We have involved ourselves in a colossal muddle, having blundered in the control of a delicate machine, the working of which we do not understand. The result is that our possibilities of wealth may run to waste for a time – perhaps for a long time.

The problem lies in the words “delicate machine.” This view is very common among economists and, of course, even more common among the political class. Many of us have heard the phrase used in political discourse that economic policy aims to get the “wheels spinning” again. This refers to the economic “machine” that needs fine-tuning to get working more efficiently. Or, perhaps, it needs to be refueled.

Even those critical of the neoclassical mathematical paradigm share this view, as I have shown in a recent article (ungated older version here) on Ronald Coase. It is such a widespread belief that it is almost impossible to argue against it – there is a lack of fundamental understanding of what the implications of sticking with this assumption are. The economy, we should realize, is much more of a living organism or ever-changing framework than a machine. The economy doesn’t have a specific purpose or function, which is true of a machine, but serves the purpose of those acting within it. It cannot be fine-tuned, fuelled, or upgraded.

This is in a sense the same problem as anthropomorphism, the phenomenon when people tend to project their humanity on animals or things. A stone doesn’t have a will or purpose, just like the economy doesn’t. The economy is “only” the spontaneous order that arises from a myriad individual exchanges made by individuals aiming to become better off through utilizing voluntary and peaceful means. We can derive general truths about the aggregate level only by understanding what it means to be human, but we cannot test it and we cannot measure it.

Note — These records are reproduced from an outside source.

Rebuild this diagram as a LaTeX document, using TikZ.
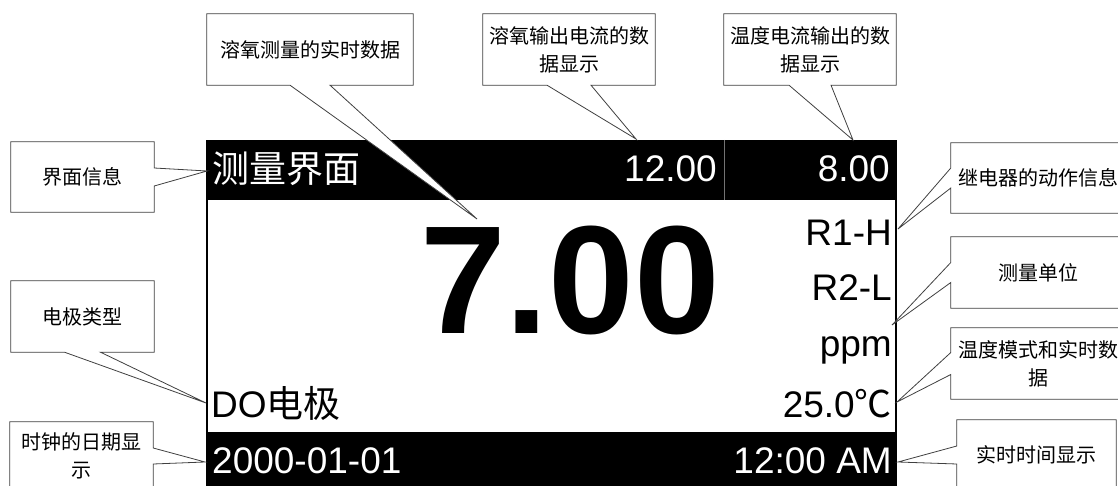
\documentclass[tikz,border=0pt]{standalone}
\usepackage{fontspec}
\setmainfont{Liberation Sans}
\newfontfamily\cjk{Noto Sans CJK SC}
\pgfdeclarelayer{screen}
\pgfdeclarelayer{bubble}
\pgfsetlayers{screen,bubble,main}
\tikzset{
  note/.style={inner sep=0pt, align=center, font=\cjk\fontsize{20}{28}\selectfont},
  bubble/.style={draw=black!75, fill=white, line width=0.8pt},
  lcd/.style={inner sep=0pt, font=\fontsize{37}{40}\selectfont},
  lcdinv/.style={lcd, text=white},
  bigvalue/.style={inner sep=0pt, font=\bfseries\fontsize{154}{160}\selectfont}
}

\begin{document}
\begin{tikzpicture}[x=1pt, y=-1pt]
    \useasboundingbox (0,0) rectangle (1118,486);

    % the meter screen
    \begin{pgfonlayer}{screen}
    \clip (0,0) rectangle (1118,486);
    \draw[line width=2.5pt] (207,141) rectangle (896,500);
    \fill (206,140) rectangle (897,200);
    \fill (206,432) rectangle (897,500);
    \draw[black!55, line width=0.8pt] (724,140) -- (724,200);
    \end{pgfonlayer}

    % screen texts
    \node[lcdinv, anchor=base west] (title) at (212,183) {\cjk 测量界面};
    \node[lcdinv, anchor=base east] (cur-o2) at (717,182) {12.00};
    \node[lcdinv, anchor=base east] (cur-temp) at (890,182) {8.00};
    \node[bigvalue, anchor=base east] (value) at (720,333) {7.00};
    \node[lcd, anchor=base east] (relay1) at (892,245) {R1-H};
    \node[lcd, anchor=base east] (relay2) at (892,300) {R2-L};
    \node[lcd, anchor=base east] (unit) at (892,356) {ppm};
    \node[lcd, anchor=base east] (temp) at (892,417) {25.0{\cjk ℃}};
    \node[lcd, anchor=base west] (elec) at (211,417) {DO{\cjk 电极}};
    \node[lcdinv, anchor=base west] (date) at (212,473) {2000-01-01};
    \node[lcdinv, anchor=base east] (clock) at (892,473) {12:00 AM};

    % callout boxes
    \node[note, minimum width=143pt, minimum height=70pt] (b-title) at (82.5,177) {界面信息};
    \node[note, minimum width=206pt, minimum height=71pt] (b-value) at (310,49.5) {溶氧测量的实时数据};
    \node[note, minimum width=172pt, minimum height=71pt] (b-cur1) at (569,49.5) {溶氧输出电流的数\\据显示};
    \node[note, minimum width=172pt, minimum height=71pt] (b-cur2) at (810,49.5) {温度电流输出的数\\据显示};
    \node[note, minimum width=174pt, minimum height=70pt] (b-relay) at (1038,178) {继电器的动作信息};
    \node[note, minimum width=174pt, minimum height=71pt] (b-unit) at (1038,272.5) {测量单位};
    \node[note, minimum width=174pt, minimum height=71pt] (b-temp) at (1038,363.5) {温度模式和实时数\\据};
    \node[note, minimum width=159pt, minimum height=70pt] (b-time) at (1036.5,455) {实时时间显示};
    \node[note, minimum width=143pt, minimum height=71pt] (b-elec) at (82.5,316.5) {电极类型};
    \node[note, minimum width=143pt, minimum height=68pt] (b-date) at (81.5,456) {时钟的日期显\\示};

    % pointer tips
    \coordinate (t-title) at (207,171);
    \coordinate (t-value) at (477,219);
    \coordinate (t-cur1) at (636,139);
    \coordinate (t-cur2) at (853,140);
    \coordinate (t-relay) at (898,229);
    \coordinate (t-unit) at (892,325);
    \coordinate (t-temp) at (897,402);
    \coordinate (t-time) at (898,462);
    \coordinate (t-elec) at (206,403);
    \coordinate (t-date) at (205,462);

    \begin{pgfonlayer}{bubble}
    \clip (0,0) rectangle (1118,486);
    \foreach \nm/\off in {value/20pt, cur1/22pt, cur2/21pt, elec/18pt}
      \draw[bubble] (b-\nm.north west) -- (b-\nm.north east) -- (b-\nm.south east)
        -- ([xshift=\off]b-\nm.south) -- (t-\nm) -- ([xshift=-\off]b-\nm.south)
        -- (b-\nm.south west) -- cycle;
    \foreach \nm/\off in {title/9pt, date/8pt}
      \draw[bubble] (b-\nm.north west) -- (b-\nm.north east) -- ([yshift=\off]b-\nm.east)
        -- (t-\nm) -- ([yshift=-\off]b-\nm.east) -- (b-\nm.south east)
        -- (b-\nm.south west) -- cycle;
    \foreach \nm/\off in {relay/10pt, unit/10pt, temp/11pt, time/9pt}
      \draw[bubble] (b-\nm.north west) -- (b-\nm.north east) -- (b-\nm.south east)
        -- (b-\nm.south west) -- ([yshift=-\off]b-\nm.west) -- (t-\nm)
        -- ([yshift=\off]b-\nm.west) -- cycle;
    \end{pgfonlayer}
\end{tikzpicture}
\end{document}
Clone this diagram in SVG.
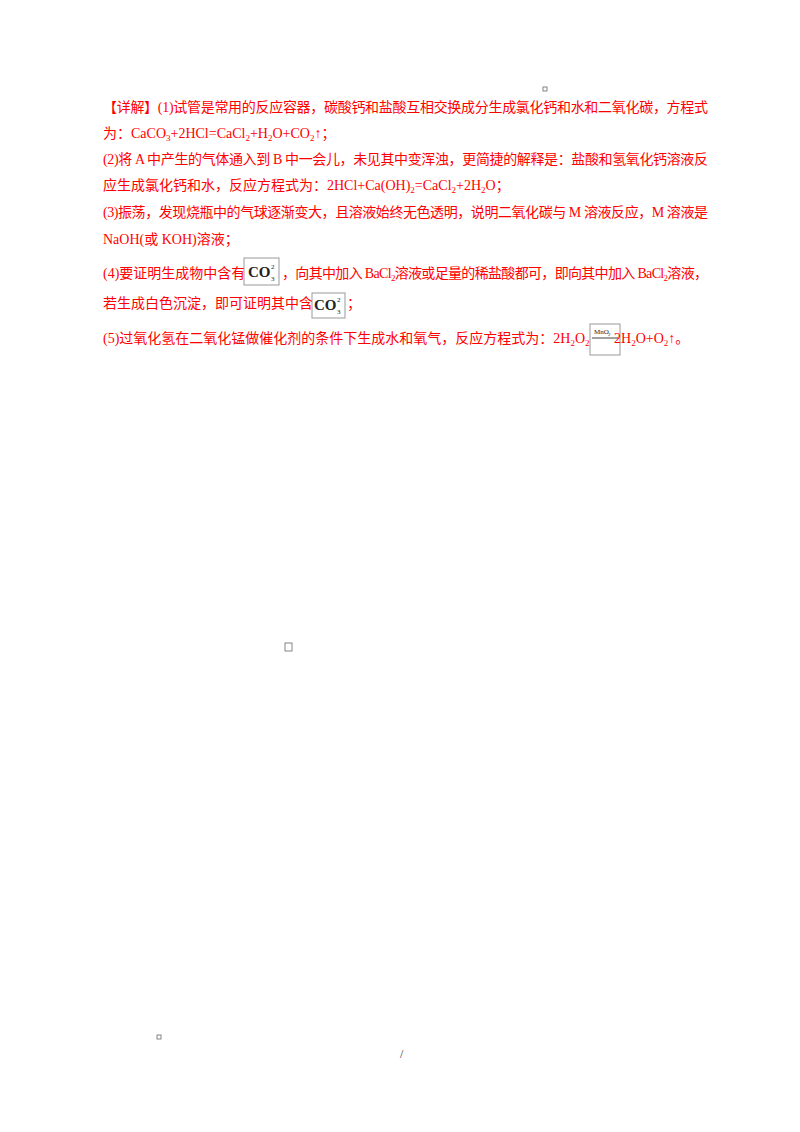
<svg xmlns="http://www.w3.org/2000/svg" width="800" height="1132" viewBox="0 0 800 1132">
<style>
.t{font-family:"Liberation Serif","Noto Sans CJK SC",serif;font-size:14px;fill:#ff0000}
.s{font-size:9px}
.img{fill:#fff;stroke:#999;stroke-width:1}
.co{font-family:"Liberation Serif",serif;font-size:15px;font-weight:bold;fill:#222}
.co2{font-family:"Liberation Serif",serif;font-size:7px;fill:#222}
.sq{fill:none;stroke:#666;stroke-width:0.8}
</style>
<rect width="800" height="1132" fill="#fff"/>
<rect class="sq" x="543" y="87" width="4" height="4"/>
<text class="t" x="103" y="112" textLength="605" lengthAdjust="spacing">【详解】(1)试管是常用的反应容器，碳酸钙和盐酸互相交换成分生成氯化钙和水和二氧化碳，方程式</text>
<text class="t" x="103" y="138">为：CaCO<tspan class="s" dy="3">3</tspan><tspan dy="-3">+2HCl=CaCl</tspan><tspan class="s" dy="3">2</tspan><tspan dy="-3">+H</tspan><tspan class="s" dy="3">2</tspan><tspan dy="-3">O+CO</tspan><tspan class="s" dy="3">2</tspan><tspan dy="-3">↑；</tspan></text>
<text class="t" x="103" y="164" textLength="605" lengthAdjust="spacing">(2)将 A 中产生的气体通入到 B 中一会儿，未见其中变浑浊，更简捷的解释是：盐酸和氢氧化钙溶液反</text>
<text class="t" x="103" y="190">应生成氯化钙和水，反应方程式为：2HCl+Ca(OH)<tspan class="s" dy="3">2</tspan><tspan dy="-3">=CaCl</tspan><tspan class="s" dy="3">2</tspan><tspan dy="-3">+2H</tspan><tspan class="s" dy="3">2</tspan><tspan dy="-3">O；</tspan></text>
<text class="t" x="103" y="217" textLength="605" lengthAdjust="spacing">(3)振荡，发现烧瓶中的气球逐渐变大，且溶液始终无色透明，说明二氧化碳与 M 溶液反应，M 溶液是</text>
<text class="t" x="103" y="244">NaOH(或 KOH)溶液；</text>
<text class="t" x="103" y="278">(4)要证明生成物中含有</text>
<g><rect class="img" x="244" y="258" width="35" height="27"/><text class="co" x="248" y="277">CO</text><text class="co2" x="271" y="269">2</text><text class="co2" x="271" y="281">3</text></g>
<text class="t" x="282" y="278" textLength="426" lengthAdjust="spacing">，向其中加入 BaCl<tspan class="s" dy="3">2</tspan><tspan dy="-3">溶液或足量的稀盐酸都可，即向其中加入 BaCl</tspan><tspan class="s" dy="3">2</tspan><tspan dy="-3">溶液，</tspan></text>
<text class="t" x="103" y="308">若生成白色沉淀，即可证明其中含</text>
<g><rect class="img" x="312" y="293" width="33" height="25"/><text class="co" x="314" y="310">CO</text><text class="co2" x="337" y="302">2</text><text class="co2" x="337" y="314">3</text></g>
<text class="t" x="347" y="308">；</text>
<text class="t" x="103" y="343">(5)过氧化氢在二氧化锰做催化剂的条件下生成水和氧气，反应方程式为：2H<tspan class="s" dy="3">2</tspan><tspan dy="-3">O</tspan><tspan class="s" dy="3">2</tspan></text>
<g><rect class="img" x="590" y="324" width="30" height="31"/><text class="co2" x="594" y="334">MnO</text><text class="co2" x="608" y="336" style="font-size:5px">2</text><line x1="592" y1="338" x2="618" y2="338" stroke="#444" stroke-width="1"/></g>
<text class="t" x="614" y="343">2H<tspan class="s" dy="3">2</tspan><tspan dy="-3">O+O</tspan><tspan class="s" dy="3">2</tspan><tspan dy="-3">↑。</tspan></text>
<rect class="sq" x="285" y="643" width="7" height="8"/>
<rect class="sq" x="157" y="1035" width="4" height="4"/>
<text x="400" y="1058" style="font-family:'Liberation Serif',serif;font-size:12px;fill:#333">/</text>
</svg>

Assuming the economy is like a machine means one treats it as a thing in itself that can be used for a specific purpose. It can also be predicted, since it supposedly works in a specific way. And, consequently, it can be changed, improved, steered, and planned. In other words, we immediately find ourselves willing to make predictions as well as policy recommendations – and assume that things “are” in a certain way.

Well, what does it mean that things “are” a certain way in a market consisting of several billion individuals with their own values, goals, and experiences? There is nothing static about seven plus billion people constantly acting in order to make themselves better off in the best way they see fit. Note the third to last word in the previous sentence: the best way they see fit. The machinery analogy would work if all the parts of the machine were correctly anthropomorphized – if every lever, tube, and cog had a will of its own and worked using its judgment for how to best satisfy its wants, and then that the result of such “part behavior” caused a machine.

But a machine is nothing like society, and society is nothing like a machine. It is only treated as though it were one by political rulers and economists wishing to be close to power. But treating it like one doesn’t make it so, and that’s why economic policy almost always fails – and why economic predictions are never true. Whenever the goals of economic policy are reached, they are reached in spite of the policy – not because of it.

This is the reason why we are, generally speaking, better off ignoring economists. Of course, this statement is itself dependent on the individual economist’s view, work, and theoretical point of departure. But to the degree it is an elaboration of the argument put forth in favor of socialist calculation, which is unfortunately the case ever so often, it is definitely better to ignore economists.